Shreveport police said they have not been asked to provide extra patrols or take other steps. They also pointed out that since much of the information appeared taken from social media and online sites, it had little credibility.
“When you think about the information that these people have, it’s essentially equivalent to a dating site,” said Shreveport Police spokesman Cpl. Marcus Hines. ” It’s nothing you couldn’t get on anybody with five minutes of work.” (Emphasis added)
Yes, this is probably a simple list compiled by someone plugging in a few search terms into a search engine and spitting out whatever results came by after “five minutes of work.” However, the attitude expressed by Cpl. Marcus Hines, in my mind, is rather flip. Someone from Iraq isn’t going to fly into Louisiana or North Dakota and, using this list, start assassinating bomber crews. But we have seen in the not-so-distant past several incidents where locals sympathizing with the aims of ISIL have decided to step up and launch their own attacks: as in places like Ottawa, and Sydney. It has become a commonplace to hear news of arrests of people in the USA who are trying to join the Islamic State or were inspired to try to commit acts of violence by it.
(It also makes me wonder what someone with more than five minutes to spend on the task might come up with. After all, we’re not talking about hacking DoD databases here, either – after all, lots of commercial have employment information for their customers – like credit-card issuing banks, for example.)
Is it likely that someone will try to attack these USAF crews here at home? maybe not. Is it possible? Absolutely. It is also not simply a matter of stepping up base security; for those not in the know, most USAF personnel (and almost all officers – like the kind that would command and pilot a B-52,) live off-base. At some point in their day, they’re going to be outside the fence, with no help from guard dogs and Air Police sentries.

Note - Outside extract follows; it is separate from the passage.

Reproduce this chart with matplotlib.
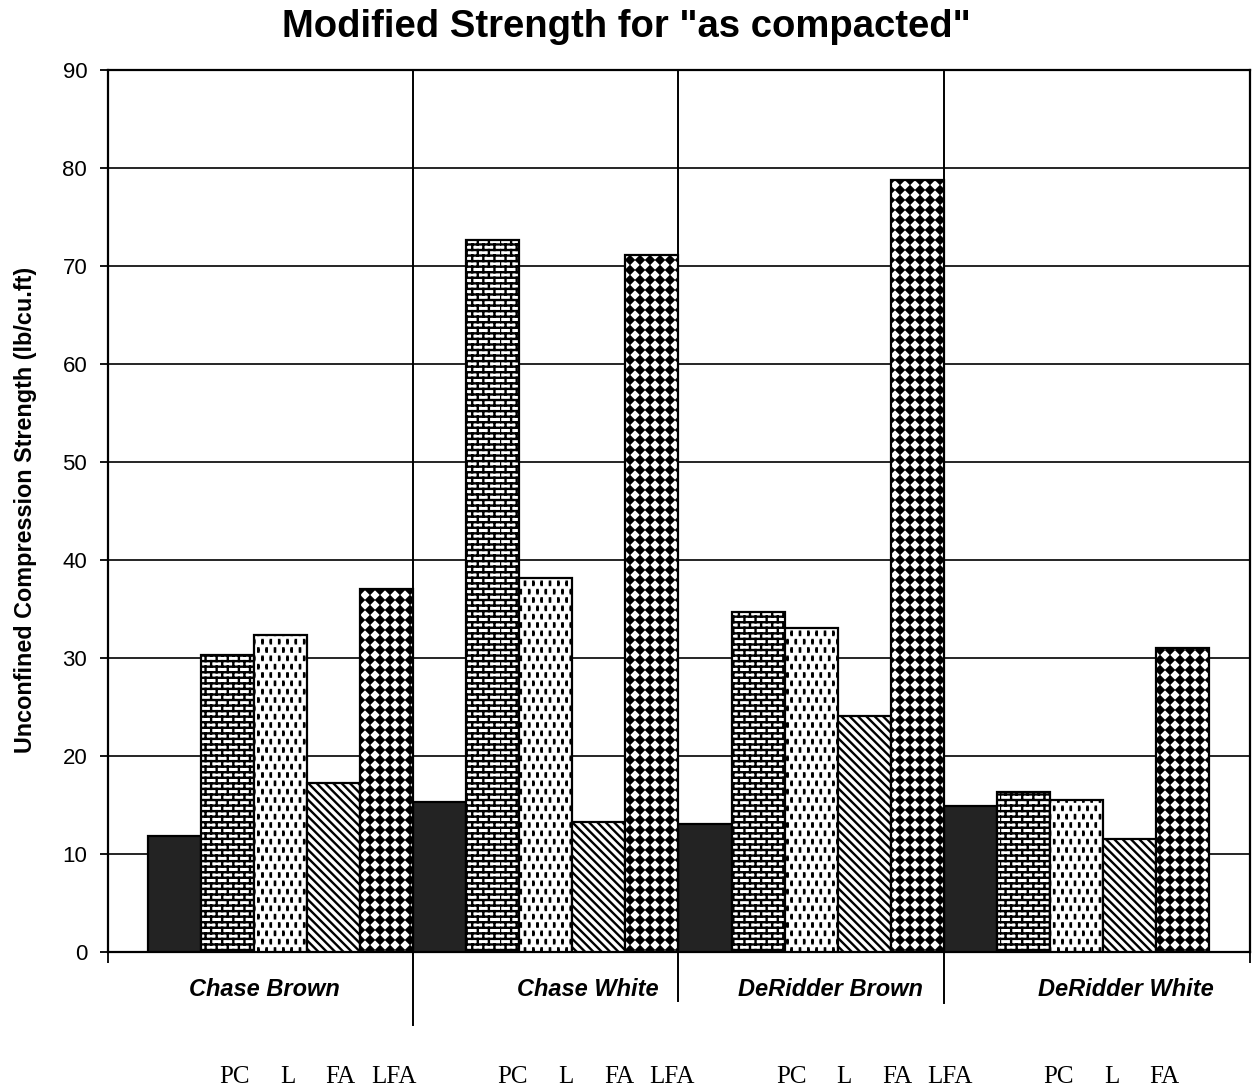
import numpy as np
import matplotlib
matplotlib.use("Agg")
import matplotlib.pyplot as plt
import matplotlib.hatch as mhatch
from matplotlib.path import Path
from matplotlib.transforms import blended_transform_factory

# strength values (lb/cu.ft) per soil
soils = ["Chase Brown", "Chase White", "DeRidder Brown", "DeRidder White"]
untreated = [11.8, 15.3, 13.1, 14.9]
pc = [30.3, 72.7, 34.7, 16.3]
lime = [32.3, 38.2, 33.1, 15.5]
fly_ash = [17.2, 13.3, 24.1, 11.5]
lime_fly_ash = [37.0, 71.1, 78.8, 31.0]
additive_labels = ["PC", "L", "FA", "LFA"]
yticks = [0, 10, 20, 30, 40, 50, 60, 70, 80, 90]


# --- custom hatch fills: bricks, short dashes, diamonds ---
class Bricks(mhatch.HatchPatternBase):
    def __init__(self, hatch, density):
        self.rows = hatch.count('-') * density
        self.cols = self.rows // 2
        if self.rows:
            self.num_vertices = (self.rows + 1) * 2 + self.rows * self.cols * 2
        else:
            self.num_vertices = 0

    def set_vertices_and_codes(self, vertices, codes):
        rows, cols = self.rows, self.cols
        k = 0
        for i in range(rows + 1):
            y = i / rows
            vertices[k] = (0, y)
            vertices[k + 1] = (1, y)
            codes[k] = Path.MOVETO
            codes[k + 1] = Path.LINETO
            k += 2
        for i in range(rows):
            y0, y1 = i / rows, (i + 1) / rows
            off = 0.5 / cols if i % 2 else 0.0
            for j in range(cols):
                x = j / cols + off
                vertices[k] = (x, y0)
                vertices[k + 1] = (x, y1)
                codes[k] = Path.MOVETO
                codes[k + 1] = Path.LINETO
                k += 2


class FilledGrid(mhatch.HatchPatternBase):
    char = '.'
    mult = 6
    staggered = True

    def shape(self, n):
        raise NotImplementedError

    def centers(self, n):
        pts = []
        for r in range(n + 1):
            if self.staggered and r % 2:
                xs = [(j + 0.5) / n for j in range(n)]
            else:
                xs = [j / n for j in range(n + 1)]
            pts += [(x, r / n) for x in xs]
        return pts

    def __init__(self, hatch, density):
        self.n = hatch.count(self.char) * self.mult
        if self.n:
            self.num_vertices = len(self.centers(self.n)) * 5
        else:
            self.num_vertices = 0

    def set_vertices_and_codes(self, vertices, codes):
        shp = self.shape(self.n)
        k = 0
        for cx, cy in self.centers(self.n):
            vertices[k:k + 5] = shp + [cx, cy]
            codes[k] = Path.MOVETO
            codes[k + 1:k + 4] = Path.LINETO
            codes[k + 4] = Path.CLOSEPOLY
            k += 5


class Dashes(FilledGrid):
    char = '.'
    mult = 6
    staggered = True

    def shape(self, n):
        w, h = 0.01 / n, 0.2 / n
        return np.array([[-w, -h], [w, -h], [w, h], [-w, h], [-w, -h]])


class Diamonds(FilledGrid):
    char = '*'
    mult = 5
    staggered = False

    def shape(self, n):
        d = 0.36 / n
        return np.array([[0, d], [-d, 0], [0, -d], [d, 0], [0, d]])


mhatch._hatch_types = [
    Bricks if t is mhatch.HorizontalHatch else
    Dashes if t is mhatch.SmallFilledCircles else
    Diamonds if t is mhatch.Stars else t
    for t in mhatch._hatch_types
]

plt.rcParams['font.family'] = ['Liberation Sans', 'DejaVu Sans']
plt.rcParams['hatch.linewidth'] = 1.7

fig = plt.figure(figsize=(12.53, 10.91), dpi=100)
ax = fig.add_axes([0.0862, 0.1274, 0.9114, 0.8084])

series = [untreated, pc, lime, fly_ash, lime_fly_ash]
fills = [dict(facecolor='#232323', hatch=None),
         dict(facecolor='white', hatch='---'),
         dict(facecolor='white', hatch='..'),
         dict(facecolor='white', hatch='\\\\\\\\'),
         dict(facecolor='white', hatch='**')]

n_series = len(series)
for s, (vals, style) in enumerate(zip(series, fills)):
    x = np.arange(len(soils)) * n_series + s
    ax.bar(x, vals, width=1.0, edgecolor='black', linewidth=1.6,
           zorder=3, **style)

ax.set_xlim(-1.25, len(soils) * n_series - 0.5 + 0.77)
ax.set_ylim(0, 90)
ax.set_yticks(yticks)
ax.yaxis.grid(True, color='black', linewidth=1.2, zorder=0)
ax.set_axisbelow(True)
ax.tick_params(axis='y', labelsize=16, length=6, width=1.3, pad=9)
ax.set_xticks(ax.get_xlim())
ax.set_xticklabels([])
ax.tick_params(axis='x', length=8, width=1.3)
for sp in ax.spines.values():
    sp.set_linewidth(1.6)

# group separators running below the axis
trans = blended_transform_factory(ax.transData, ax.transAxes)
sep_bottom = [-0.083, -0.055, -0.058]
for g in range(1, len(soils)):
    xb = g * n_series - 0.5
    ax.plot([xb, xb], [sep_bottom[g - 1], 1], color='black', linewidth=1.4,
            transform=trans, clip_on=False, zorder=4)

# soil names
soil_label_x = [1.69, 7.79, 12.36, 17.94]
for name, xl in zip(soils, soil_label_x):
    ax.text(xl, -0.042, name, transform=trans, ha='center', va='center',
            fontsize=17, fontweight='bold', fontstyle='italic')

# additive labels under each group
label_shift = [0.13, 0.38, 0.62, 0.66]
for g in range(len(soils)):
    labels = additive_labels if g < len(soils) - 1 else additive_labels[:3]
    for i, lab in enumerate(labels):
        ax.text(g * n_series + i + 1 + label_shift[g], -0.142, lab,
                transform=trans, ha='center', va='center', fontsize=18,
                family=['Liberation Serif', 'DejaVu Serif'])

fig.text(0.5, 0.966, 'Modified Strength for "as compacted"', ha='center',
         va='baseline', fontsize=27.5, fontweight='bold')
fig.text(0.02, 0.533, 'Unconfined Compression Strength (lb/cu.ft)',
         rotation=90, ha='center', va='center', fontsize=16.8,
         fontweight='bold')

fig.savefig('out.png', dpi=100)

So once Sens. McCain and Cruz get done exchanging barbs, it would be nice if they — and the rest of Congress — could either, pass a law allowing people to carry on base in compliance with local state laws, or else explain to us why crews entrusted with the operation and care of one of the most venerable and storied weapons in the American arsenal, are not to be trusted carrying a pistol for their own defense, subject to the same rules as any civilian, even after the enemy has threatened to attack them at home.